- EXERCISE OBJECTIVE -
Each entry here needs to be set down again exactly, please; pictures are left out.

[Entries taken from a collection]
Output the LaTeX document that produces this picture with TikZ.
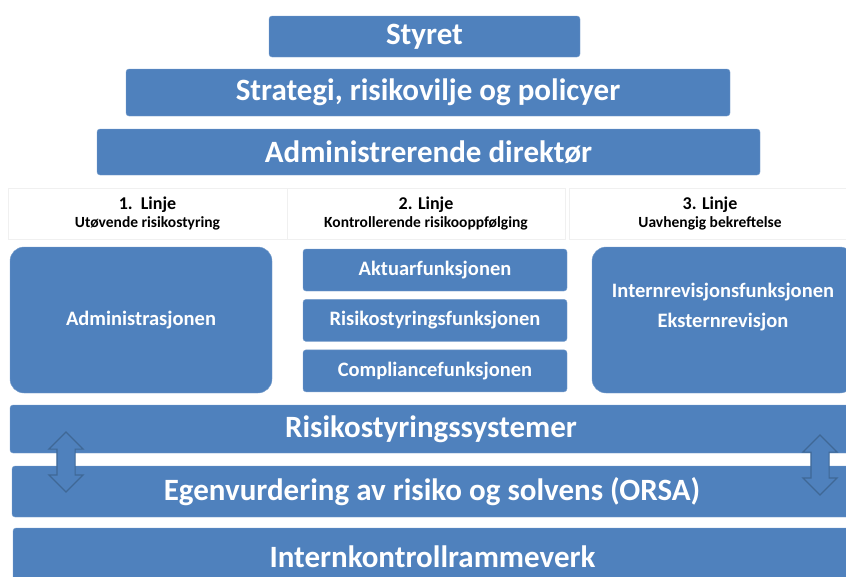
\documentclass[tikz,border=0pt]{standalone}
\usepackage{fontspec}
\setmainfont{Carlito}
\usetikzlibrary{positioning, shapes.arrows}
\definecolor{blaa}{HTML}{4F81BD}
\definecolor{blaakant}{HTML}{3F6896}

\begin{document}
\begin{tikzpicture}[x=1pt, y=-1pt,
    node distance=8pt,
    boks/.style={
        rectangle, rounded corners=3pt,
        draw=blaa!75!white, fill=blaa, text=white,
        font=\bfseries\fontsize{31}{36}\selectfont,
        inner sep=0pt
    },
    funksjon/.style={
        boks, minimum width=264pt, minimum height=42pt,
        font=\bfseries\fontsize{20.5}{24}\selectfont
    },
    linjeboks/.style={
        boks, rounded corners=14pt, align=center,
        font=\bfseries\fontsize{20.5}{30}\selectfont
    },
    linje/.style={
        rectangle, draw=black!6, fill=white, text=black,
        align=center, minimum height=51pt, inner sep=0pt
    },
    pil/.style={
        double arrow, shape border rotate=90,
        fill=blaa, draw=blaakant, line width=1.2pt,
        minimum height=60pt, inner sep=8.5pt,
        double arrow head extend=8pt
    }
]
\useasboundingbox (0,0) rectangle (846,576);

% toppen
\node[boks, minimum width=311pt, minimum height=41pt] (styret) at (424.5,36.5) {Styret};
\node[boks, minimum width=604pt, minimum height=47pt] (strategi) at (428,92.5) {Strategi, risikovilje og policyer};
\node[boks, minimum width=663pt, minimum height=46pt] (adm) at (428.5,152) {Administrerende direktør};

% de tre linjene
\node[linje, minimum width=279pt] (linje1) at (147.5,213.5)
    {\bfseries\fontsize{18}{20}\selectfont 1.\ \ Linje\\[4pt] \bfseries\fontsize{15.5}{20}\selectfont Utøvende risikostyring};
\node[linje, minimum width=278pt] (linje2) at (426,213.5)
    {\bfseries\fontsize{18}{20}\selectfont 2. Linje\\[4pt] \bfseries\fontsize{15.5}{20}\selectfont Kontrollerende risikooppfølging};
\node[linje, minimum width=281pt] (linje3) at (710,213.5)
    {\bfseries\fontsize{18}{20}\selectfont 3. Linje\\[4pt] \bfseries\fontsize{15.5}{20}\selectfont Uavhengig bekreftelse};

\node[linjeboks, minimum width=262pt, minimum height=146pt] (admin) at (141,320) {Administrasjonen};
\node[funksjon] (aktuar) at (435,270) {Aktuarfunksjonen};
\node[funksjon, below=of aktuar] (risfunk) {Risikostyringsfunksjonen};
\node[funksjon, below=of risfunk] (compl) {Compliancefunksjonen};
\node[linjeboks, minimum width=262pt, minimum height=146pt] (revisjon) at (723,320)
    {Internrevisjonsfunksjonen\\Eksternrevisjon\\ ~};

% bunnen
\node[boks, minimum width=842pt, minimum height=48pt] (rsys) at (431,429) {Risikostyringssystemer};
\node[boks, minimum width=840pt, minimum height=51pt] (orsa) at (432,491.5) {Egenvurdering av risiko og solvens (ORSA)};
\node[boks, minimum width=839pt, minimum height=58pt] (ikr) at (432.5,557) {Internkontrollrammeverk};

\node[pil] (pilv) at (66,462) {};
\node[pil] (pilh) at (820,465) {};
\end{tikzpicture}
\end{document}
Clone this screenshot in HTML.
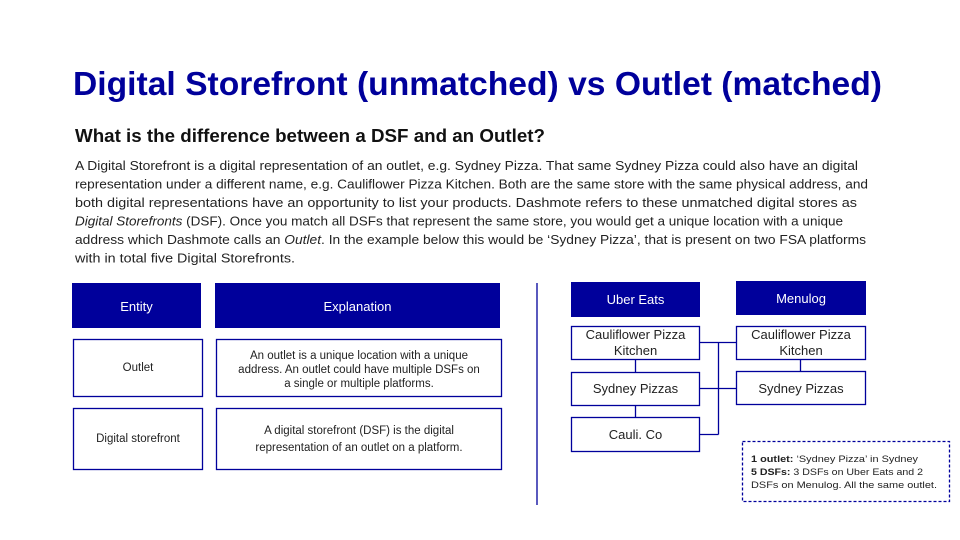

- EXPECTED OUTPUT -
Output the LaTeX document that produces this picture with TikZ.
\documentclass[tikz,border=0pt]{standalone}
\usepackage{fontspec}
\setmainfont{Carlito}
\usetikzlibrary{positioning, shapes.arrows}
\definecolor{blaa}{HTML}{4F81BD}
\definecolor{blaakant}{HTML}{3F6896}

\begin{document}
\begin{tikzpicture}[x=1pt, y=-1pt,
    node distance=8pt,
    boks/.style={
        rectangle, rounded corners=3pt,
        draw=blaa!75!white, fill=blaa, text=white,
        font=\bfseries\fontsize{31}{36}\selectfont,
        inner sep=0pt
    },
    funksjon/.style={
        boks, minimum width=264pt, minimum height=42pt,
        font=\bfseries\fontsize{20.5}{24}\selectfont
    },
    linjeboks/.style={
        boks, rounded corners=14pt, align=center,
        font=\bfseries\fontsize{20.5}{30}\selectfont
    },
    linje/.style={
        rectangle, draw=black!6, fill=white, text=black,
        align=center, minimum height=51pt, inner sep=0pt
    },
    pil/.style={
        double arrow, shape border rotate=90,
        fill=blaa, draw=blaakant, line width=1.2pt,
        minimum height=60pt, inner sep=8.5pt,
        double arrow head extend=8pt
    }
]
\useasboundingbox (0,0) rectangle (846,576);

% toppen
\node[boks, minimum width=311pt, minimum height=41pt] (styret) at (424.5,36.5) {Styret};
\node[boks, minimum width=604pt, minimum height=47pt] (strategi) at (428,92.5) {Strategi, risikovilje og policyer};
\node[boks, minimum width=663pt, minimum height=46pt] (adm) at (428.5,152) {Administrerende direktør};

% de tre linjene
\node[linje, minimum width=279pt] (linje1) at (147.5,213.5)
    {\bfseries\fontsize{18}{20}\selectfont 1.\ \ Linje\\[4pt] \bfseries\fontsize{15.5}{20}\selectfont Utøvende risikostyring};
\node[linje, minimum width=278pt] (linje2) at (426,213.5)
    {\bfseries\fontsize{18}{20}\selectfont 2. Linje\\[4pt] \bfseries\fontsize{15.5}{20}\selectfont Kontrollerende risikooppfølging};
\node[linje, minimum width=281pt] (linje3) at (710,213.5)
    {\bfseries\fontsize{18}{20}\selectfont 3. Linje\\[4pt] \bfseries\fontsize{15.5}{20}\selectfont Uavhengig bekreftelse};

\node[linjeboks, minimum width=262pt, minimum height=146pt] (admin) at (141,320) {Administrasjonen};
\node[funksjon] (aktuar) at (435,270) {Aktuarfunksjonen};
\node[funksjon, below=of aktuar] (risfunk) {Risikostyringsfunksjonen};
\node[funksjon, below=of risfunk] (compl) {Compliancefunksjonen};
\node[linjeboks, minimum width=262pt, minimum height=146pt] (revisjon) at (723,320)
    {Internrevisjonsfunksjonen\\Eksternrevisjon\\ ~};

% bunnen
\node[boks, minimum width=842pt, minimum height=48pt] (rsys) at (431,429) {Risikostyringssystemer};
\node[boks, minimum width=840pt, minimum height=51pt] (orsa) at (432,491.5) {Egenvurdering av risiko og solvens (ORSA)};
\node[boks, minimum width=839pt, minimum height=58pt] (ikr) at (432.5,557) {Internkontrollrammeverk};

\node[pil] (pilv) at (66,462) {};
\node[pil] (pilh) at (820,465) {};
\end{tikzpicture}
\end{document}
Clone this screenshot in HTML.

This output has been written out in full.